[Rows from a dataset of charts and code]
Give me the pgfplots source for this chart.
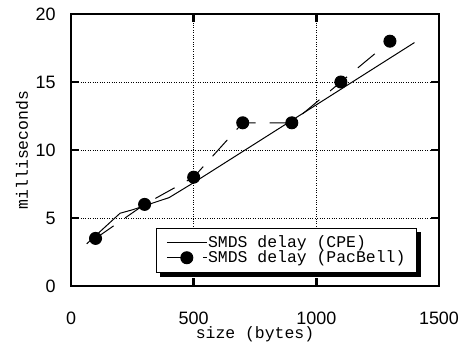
\documentclass[border=0pt]{standalone}
\usepackage{fontspec}
\setmainfont{Liberation Sans}
\newfontfamily\mono{Liberation Mono}
\usepackage{pgfplots}
\pgfplotsset{compat=1.18}

\begin{document}
\begin{tikzpicture}
\begin{axis}[
  scale only axis, width=368bp, height=272bp,
  at={(0,0)}, anchor=south west,
  xmin=0, xmax=1500, ymin=0, ymax=20,
  xtick={0,500,1000,1500}, ytick={0,5,10,15,20},
  grid=major, grid style={dotted, line width=0.8pt, black},
  axis line style={line width=1.8pt},
  tick align=inside, major tick length=8bp,
  major tick style={line width=2.4pt, black},
  tick label style={font=\fontsize{18}{18}\selectfont},
  /pgf/number format/assume math mode=true,
  /pgf/number format/set thousands separator={},
  xticklabel style={yshift=-22bp},
  yticklabel style={xshift=-12bp},
  xlabel={size (bytes)}, ylabel={milliseconds},
  label style={font=\mono\fontsize{16.5}{16.5}\selectfont},
  xlabel style={at={(axis description cs:0.5,-0.176)}, anchor=center},
  ylabel style={at={(axis description cs:-0.133,0.5)}, anchor=center},
  legend cell align=left,
  legend style={name=leg, at={(axis description cs:0.94,0.048)}, anchor=south east,
    draw=black, line width=1.4pt, fill=white,
    font=\mono\fontsize{16.5}{16.5}\selectfont,
    inner xsep=10bp, inner ysep=7bp, row sep=0pt,
    nodes={inner sep=0.8bp}},
  legend image code/.code={\draw[mark repeat=2, mark phase=2, #1] plot coordinates {(0bp,0bp) (20bp,0bp) (40bp,0bp)};},
]
\addplot[black, line width=1pt] coordinates {
  (64,3.1) (200,5.35) (250,5.6) (400,6.5) (500,7.6) (1400,17.9)
};
\addlegendentry{SMDS delay (CPE)}
\addplot[black, line width=1pt, dash pattern=on 22bp off 14bp, mark=*, mark size=6bp, mark options={solid, fill=black}] coordinates {
  (100,3.5) (300,6) (500,8) (700,12) (900,12) (1100,15) (1300,18)
};
\addlegendentry{SMDS delay (PacBell)}
\end{axis}
\fill[black] ([xshift=4bp,yshift=-4.5bp]leg.south west) rectangle ([xshift=4.5bp]leg.south east);
\fill[black] ([yshift=-4bp]leg.north east) rectangle ([xshift=4.5bp,yshift=-4.5bp]leg.south east);
\pgfresetboundingbox
\path (-71bp,-57bp) rectangle (390bp,286bp);
\end{tikzpicture}
\end{document}
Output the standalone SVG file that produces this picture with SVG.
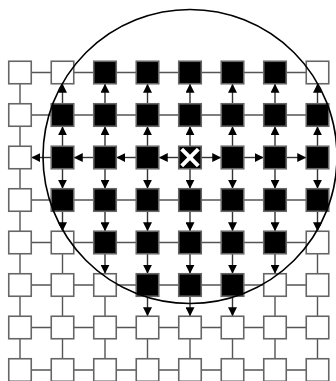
<svg xmlns="http://www.w3.org/2000/svg" width="336" height="381" viewBox="0 0 336 381">
<style>
.e{stroke:#555;stroke-width:1.4;fill:none}
.a{stroke:#333;stroke-width:1.4;fill:none;marker-end:url(#ah)}
.w{fill:#fff;stroke:#666;stroke-width:1.6}
.b{fill:#000;stroke:#666;stroke-width:1.6}
.x{stroke:#fff;stroke-width:4;stroke-linecap:butt}
</style>
<defs>
<marker id="ah" markerUnits="userSpaceOnUse" markerWidth="9" markerHeight="9" refX="9" refY="4.5" orient="auto">
<path d="M0,0 L9,4.5 L0,9 z" fill="#000"/>
</marker>
</defs>
<rect width="336" height="381" fill="#fff"/>
<g id="connectors">
<!-- plain horizontal lines rows 0,1,3-7 -->
<path class="e" d="M20,72.5H317.5M20,115H317.5M20,200H317.5M20,242.5H317.5M20,285H317.5M20,327.5H317.5M20,370H317.5"/>
<!-- column 0 plain -->
<path class="e" d="M20,72.5V381"/>
<!-- plain vertical remainders -->
<path class="e" d="M62.5,242.5V381M105,285V381M147.5,327.5V381M190,327.5V381M232.5,327.5V381M275,285V381M317.5,242.5V381"/>
<!-- row 2 arrows -->
<line class="a" x1="178.75" y1="157.5" x2="158.75" y2="157.5"/>
<line class="a" x1="136.25" y1="157.5" x2="116.25" y2="157.5"/>
<line class="a" x1="93.75" y1="157.5" x2="73.75" y2="157.5"/>
<line class="a" x1="51.25" y1="157.5" x2="31.25" y2="157.5"/>
<line class="a" x1="201.25" y1="157.5" x2="221.25" y2="157.5"/>
<line class="a" x1="243.75" y1="157.5" x2="263.75" y2="157.5"/>
<line class="a" x1="286.25" y1="157.5" x2="306.25" y2="157.5"/>
<!-- up arrows cols 1-7 -->
<g id="up">
<line class="a" x1="62.5" y1="146.25" x2="62.5" y2="126.25"/><line class="a" x1="62.5" y1="103.75" x2="62.5" y2="83.75"/>
<line class="a" x1="105" y1="146.25" x2="105" y2="126.25"/><line class="a" x1="105" y1="103.75" x2="105" y2="83.75"/>
<line class="a" x1="147.5" y1="146.25" x2="147.5" y2="126.25"/><line class="a" x1="147.5" y1="103.75" x2="147.5" y2="83.75"/>
<line class="a" x1="190" y1="146.25" x2="190" y2="126.25"/><line class="a" x1="190" y1="103.75" x2="190" y2="83.75"/>
<line class="a" x1="232.5" y1="146.25" x2="232.5" y2="126.25"/><line class="a" x1="232.5" y1="103.75" x2="232.5" y2="83.75"/>
<line class="a" x1="275" y1="146.25" x2="275" y2="126.25"/><line class="a" x1="275" y1="103.75" x2="275" y2="83.75"/>
<line class="a" x1="317.5" y1="146.25" x2="317.5" y2="126.25"/><line class="a" x1="317.5" y1="103.75" x2="317.5" y2="83.75"/>
</g>
<!-- down arrows -->
<g id="down">
<line class="a" x1="62.5" y1="168.75" x2="62.5" y2="188.75"/><line class="a" x1="62.5" y1="211.25" x2="62.5" y2="231.25"/>
<line class="a" x1="105" y1="168.75" x2="105" y2="188.75"/><line class="a" x1="105" y1="211.25" x2="105" y2="231.25"/><line class="a" x1="105" y1="253.75" x2="105" y2="273.75"/>
<line class="a" x1="147.5" y1="168.75" x2="147.5" y2="188.75"/><line class="a" x1="147.5" y1="211.25" x2="147.5" y2="231.25"/><line class="a" x1="147.5" y1="253.75" x2="147.5" y2="273.75"/><line class="a" x1="147.5" y1="296.25" x2="147.5" y2="316.25"/>
<line class="a" x1="190" y1="168.75" x2="190" y2="188.75"/><line class="a" x1="190" y1="211.25" x2="190" y2="231.25"/><line class="a" x1="190" y1="253.75" x2="190" y2="273.75"/><line class="a" x1="190" y1="296.25" x2="190" y2="316.25"/>
<line class="a" x1="232.5" y1="168.75" x2="232.5" y2="188.75"/><line class="a" x1="232.5" y1="211.25" x2="232.5" y2="231.25"/><line class="a" x1="232.5" y1="253.75" x2="232.5" y2="273.75"/><line class="a" x1="232.5" y1="296.25" x2="232.5" y2="316.25"/>
<line class="a" x1="275" y1="168.75" x2="275" y2="188.75"/><line class="a" x1="275" y1="211.25" x2="275" y2="231.25"/><line class="a" x1="275" y1="253.75" x2="275" y2="273.75"/>
<line class="a" x1="317.5" y1="168.75" x2="317.5" y2="188.75"/><line class="a" x1="317.5" y1="211.25" x2="317.5" y2="231.25"/>
</g>
</g>
<g id="nodes">
<g id="r0"><rect class="w" x="8.75" y="61.25" width="22.5" height="22.5"/><rect class="w" x="51.25" y="61.25" width="22.5" height="22.5"/><rect class="b" x="93.75" y="61.25" width="22.5" height="22.5"/><rect class="b" x="136.25" y="61.25" width="22.5" height="22.5"/><rect class="b" x="178.75" y="61.25" width="22.5" height="22.5"/><rect class="b" x="221.25" y="61.25" width="22.5" height="22.5"/><rect class="b" x="263.75" y="61.25" width="22.5" height="22.5"/><rect class="w" x="306.25" y="61.25" width="22.5" height="22.5"/></g>
<g id="r1"><rect class="w" x="8.75" y="103.75" width="22.5" height="22.5"/><rect class="b" x="51.25" y="103.75" width="22.5" height="22.5"/><rect class="b" x="93.75" y="103.75" width="22.5" height="22.5"/><rect class="b" x="136.25" y="103.75" width="22.5" height="22.5"/><rect class="b" x="178.75" y="103.75" width="22.5" height="22.5"/><rect class="b" x="221.25" y="103.75" width="22.5" height="22.5"/><rect class="b" x="263.75" y="103.75" width="22.5" height="22.5"/><rect class="b" x="306.25" y="103.75" width="22.5" height="22.5"/></g>
<g id="r2"><rect class="w" x="8.75" y="146.25" width="22.5" height="22.5"/><rect class="b" x="51.25" y="146.25" width="22.5" height="22.5"/><rect class="b" x="93.75" y="146.25" width="22.5" height="22.5"/><rect class="b" x="136.25" y="146.25" width="22.5" height="22.5"/><rect class="b" x="221.25" y="146.25" width="22.5" height="22.5"/><rect class="b" x="263.75" y="146.25" width="22.5" height="22.5"/><rect class="b" x="306.25" y="146.25" width="22.5" height="22.5"/></g>
<g id="source"><rect class="b" x="178.75" y="146.25" width="22.5" height="22.5"/><path class="x" d="M181.7,149.2L198.3,165.8M198.3,149.2L181.7,165.8"/></g>
<g id="r3"><rect class="w" x="8.75" y="188.75" width="22.5" height="22.5"/><rect class="b" x="51.25" y="188.75" width="22.5" height="22.5"/><rect class="b" x="93.75" y="188.75" width="22.5" height="22.5"/><rect class="b" x="136.25" y="188.75" width="22.5" height="22.5"/><rect class="b" x="178.75" y="188.75" width="22.5" height="22.5"/><rect class="b" x="221.25" y="188.75" width="22.5" height="22.5"/><rect class="b" x="263.75" y="188.75" width="22.5" height="22.5"/><rect class="b" x="306.25" y="188.75" width="22.5" height="22.5"/></g>
<g id="r4"><rect class="w" x="8.75" y="231.25" width="22.5" height="22.5"/><rect class="w" x="51.25" y="231.25" width="22.5" height="22.5"/><rect class="b" x="93.75" y="231.25" width="22.5" height="22.5"/><rect class="b" x="136.25" y="231.25" width="22.5" height="22.5"/><rect class="b" x="178.75" y="231.25" width="22.5" height="22.5"/><rect class="b" x="221.25" y="231.25" width="22.5" height="22.5"/><rect class="b" x="263.75" y="231.25" width="22.5" height="22.5"/><rect class="w" x="306.25" y="231.25" width="22.5" height="22.5"/></g>
<g id="r5"><rect class="w" x="8.75" y="273.75" width="22.5" height="22.5"/><rect class="w" x="51.25" y="273.75" width="22.5" height="22.5"/><rect class="w" x="93.75" y="273.75" width="22.5" height="22.5"/><rect class="b" x="136.25" y="273.75" width="22.5" height="22.5"/><rect class="b" x="178.75" y="273.75" width="22.5" height="22.5"/><rect class="b" x="221.25" y="273.75" width="22.5" height="22.5"/><rect class="w" x="263.75" y="273.75" width="22.5" height="22.5"/><rect class="w" x="306.25" y="273.75" width="22.5" height="22.5"/></g>
<g id="r6"><rect class="w" x="8.75" y="316.25" width="22.5" height="22.5"/><rect class="w" x="51.25" y="316.25" width="22.5" height="22.5"/><rect class="w" x="93.75" y="316.25" width="22.5" height="22.5"/><rect class="w" x="136.25" y="316.25" width="22.5" height="22.5"/><rect class="w" x="178.75" y="316.25" width="22.5" height="22.5"/><rect class="w" x="221.25" y="316.25" width="22.5" height="22.5"/><rect class="w" x="263.75" y="316.25" width="22.5" height="22.5"/><rect class="w" x="306.25" y="316.25" width="22.5" height="22.5"/></g>
<g id="r7"><rect class="w" x="8.75" y="358.75" width="22.5" height="22.5"/><rect class="w" x="51.25" y="358.75" width="22.5" height="22.5"/><rect class="w" x="93.75" y="358.75" width="22.5" height="22.5"/><rect class="w" x="136.25" y="358.75" width="22.5" height="22.5"/><rect class="w" x="178.75" y="358.75" width="22.5" height="22.5"/><rect class="w" x="221.25" y="358.75" width="22.5" height="22.5"/><rect class="w" x="263.75" y="358.75" width="22.5" height="22.5"/><rect class="w" x="306.25" y="358.75" width="22.5" height="22.5"/></g>
</g>
<g id="range"><circle cx="190" cy="156.5" r="147" fill="none" stroke="#000" stroke-width="1.6"/></g>
</svg>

■ **Task objective**
Of all the lines above, how many contain the word "standalone"? Answer with only the number.

■ **Complete response**
2